**DIRECTIONS FOR THIS TASK**
Give the data below again exactly as written, without its pictures.
──────── RAW DATA
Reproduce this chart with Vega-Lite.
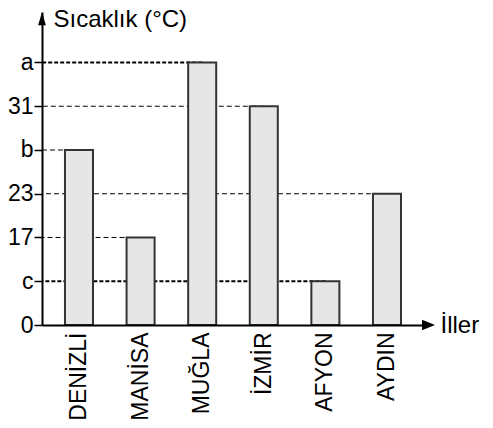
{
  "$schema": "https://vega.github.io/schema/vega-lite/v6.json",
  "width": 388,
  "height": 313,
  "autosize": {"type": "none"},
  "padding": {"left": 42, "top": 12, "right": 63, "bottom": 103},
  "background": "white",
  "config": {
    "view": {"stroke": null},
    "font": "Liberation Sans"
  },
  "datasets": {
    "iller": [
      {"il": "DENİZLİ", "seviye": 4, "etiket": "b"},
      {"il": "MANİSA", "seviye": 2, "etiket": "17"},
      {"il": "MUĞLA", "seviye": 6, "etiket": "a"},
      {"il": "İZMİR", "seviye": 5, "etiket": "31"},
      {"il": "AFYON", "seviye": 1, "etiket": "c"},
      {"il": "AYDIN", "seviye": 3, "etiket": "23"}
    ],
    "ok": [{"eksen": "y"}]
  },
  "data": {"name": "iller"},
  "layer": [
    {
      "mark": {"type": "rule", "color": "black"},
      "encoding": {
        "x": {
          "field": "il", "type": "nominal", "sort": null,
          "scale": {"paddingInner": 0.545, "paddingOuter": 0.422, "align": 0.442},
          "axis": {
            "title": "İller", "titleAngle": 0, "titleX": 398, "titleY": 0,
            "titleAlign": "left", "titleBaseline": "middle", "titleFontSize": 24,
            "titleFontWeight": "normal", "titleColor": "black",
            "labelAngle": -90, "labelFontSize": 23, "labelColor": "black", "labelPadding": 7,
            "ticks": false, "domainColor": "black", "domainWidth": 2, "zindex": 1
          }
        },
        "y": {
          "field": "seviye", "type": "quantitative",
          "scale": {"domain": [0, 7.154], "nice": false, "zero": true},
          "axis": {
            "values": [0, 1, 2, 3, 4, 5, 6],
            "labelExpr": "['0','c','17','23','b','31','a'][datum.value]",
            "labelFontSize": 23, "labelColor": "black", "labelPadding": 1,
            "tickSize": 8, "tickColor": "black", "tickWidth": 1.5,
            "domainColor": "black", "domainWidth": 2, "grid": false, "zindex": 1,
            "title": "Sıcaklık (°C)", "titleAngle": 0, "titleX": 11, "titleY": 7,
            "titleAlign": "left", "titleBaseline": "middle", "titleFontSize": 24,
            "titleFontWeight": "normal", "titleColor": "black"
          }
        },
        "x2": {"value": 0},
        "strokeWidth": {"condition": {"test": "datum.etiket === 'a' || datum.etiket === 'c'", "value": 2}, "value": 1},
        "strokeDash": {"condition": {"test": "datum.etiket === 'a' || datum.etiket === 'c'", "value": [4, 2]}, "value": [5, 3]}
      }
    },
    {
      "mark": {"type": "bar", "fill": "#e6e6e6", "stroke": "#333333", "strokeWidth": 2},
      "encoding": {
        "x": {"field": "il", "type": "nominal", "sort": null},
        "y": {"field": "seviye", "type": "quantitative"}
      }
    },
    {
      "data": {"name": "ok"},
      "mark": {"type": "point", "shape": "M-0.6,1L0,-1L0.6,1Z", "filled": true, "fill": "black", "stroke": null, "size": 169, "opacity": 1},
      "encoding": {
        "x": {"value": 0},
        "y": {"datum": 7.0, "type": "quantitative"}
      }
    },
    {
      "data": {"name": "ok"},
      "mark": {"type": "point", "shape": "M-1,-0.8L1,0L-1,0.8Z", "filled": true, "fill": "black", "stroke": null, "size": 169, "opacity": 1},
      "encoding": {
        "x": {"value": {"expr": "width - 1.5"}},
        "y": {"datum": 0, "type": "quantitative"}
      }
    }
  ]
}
────────────────
**TASK ANSWER**
Reproduce this chart with Vega-Lite.
{
  "$schema": "https://vega.github.io/schema/vega-lite/v6.json",
  "width": 388,
  "height": 313,
  "autosize": {"type": "none"},
  "padding": {"left": 42, "top": 12, "right": 63, "bottom": 103},
  "background": "white",
  "config": {
    "view": {"stroke": null},
    "font": "Liberation Sans"
  },
  "datasets": {
    "iller": [
      {"il": "DENİZLİ", "seviye": 4, "etiket": "b"},
      {"il": "MANİSA", "seviye": 2, "etiket": "17"},
      {"il": "MUĞLA", "seviye": 6, "etiket": "a"},
      {"il": "İZMİR", "seviye": 5, "etiket": "31"},
      {"il": "AFYON", "seviye": 1, "etiket": "c"},
      {"il": "AYDIN", "seviye": 3, "etiket": "23"}
    ],
    "ok": [{"eksen": "y"}]
  },
  "data": {"name": "iller"},
  "layer": [
    {
      "mark": {"type": "rule", "color": "black"},
      "encoding": {
        "x": {
          "field": "il", "type": "nominal", "sort": null,
          "scale": {"paddingInner": 0.545, "paddingOuter": 0.422, "align": 0.442},
          "axis": {
            "title": "İller", "titleAngle": 0, "titleX": 398, "titleY": 0,
            "titleAlign": "left", "titleBaseline": "middle", "titleFontSize": 24,
            "titleFontWeight": "normal", "titleColor": "black",
            "labelAngle": -90, "labelFontSize": 23, "labelColor": "black", "labelPadding": 7,
            "ticks": false, "domainColor": "black", "domainWidth": 2, "zindex": 1
          }
        },
        "y": {
          "field": "seviye", "type": "quantitative",
          "scale": {"domain": [0, 7.154], "nice": false, "zero": true},
          "axis": {
            "values": [0, 1, 2, 3, 4, 5, 6],
            "labelExpr": "['0','c','17','23','b','31','a'][datum.value]",
            "labelFontSize": 23, "labelColor": "black", "labelPadding": 1,
            "tickSize": 8, "tickColor": "black", "tickWidth": 1.5,
            "domainColor": "black", "domainWidth": 2, "grid": false, "zindex": 1,
            "title": "Sıcaklık (°C)", "titleAngle": 0, "titleX": 11, "titleY": 7,
            "titleAlign": "left", "titleBaseline": "middle", "titleFontSize": 24,
            "titleFontWeight": "normal", "titleColor": "black"
          }
        },
        "x2": {"value": 0},
        "strokeWidth": {"condition": {"test": "datum.etiket === 'a' || datum.etiket === 'c'", "value": 2}, "value": 1},
        "strokeDash": {"condition": {"test": "datum.etiket === 'a' || datum.etiket === 'c'", "value": [4, 2]}, "value": [5, 3]}
      }
    },
    {
      "mark": {"type": "bar", "fill": "#e6e6e6", "stroke": "#333333", "strokeWidth": 2},
      "encoding": {
        "x": {"field": "il", "type": "nominal", "sort": null},
        "y": {"field": "seviye", "type": "quantitative"}
      }
    },
    {
      "data": {"name": "ok"},
      "mark": {"type": "point", "shape": "M-0.6,1L0,-1L0.6,1Z", "filled": true, "fill": "black", "stroke": null, "size": 169, "opacity": 1},
      "encoding": {
        "x": {"value": 0},
        "y": {"datum": 7.0, "type": "quantitative"}
      }
    },
    {
      "data": {"name": "ok"},
      "mark": {"type": "point", "shape": "M-1,-0.8L1,0L-1,0.8Z", "filled": true, "fill": "black", "stroke": null, "size": 169, "opacity": 1},
      "encoding": {
        "x": {"value": {"expr": "width - 1.5"}},
        "y": {"datum": 0, "type": "quantitative"}
      }
    }
  ]
}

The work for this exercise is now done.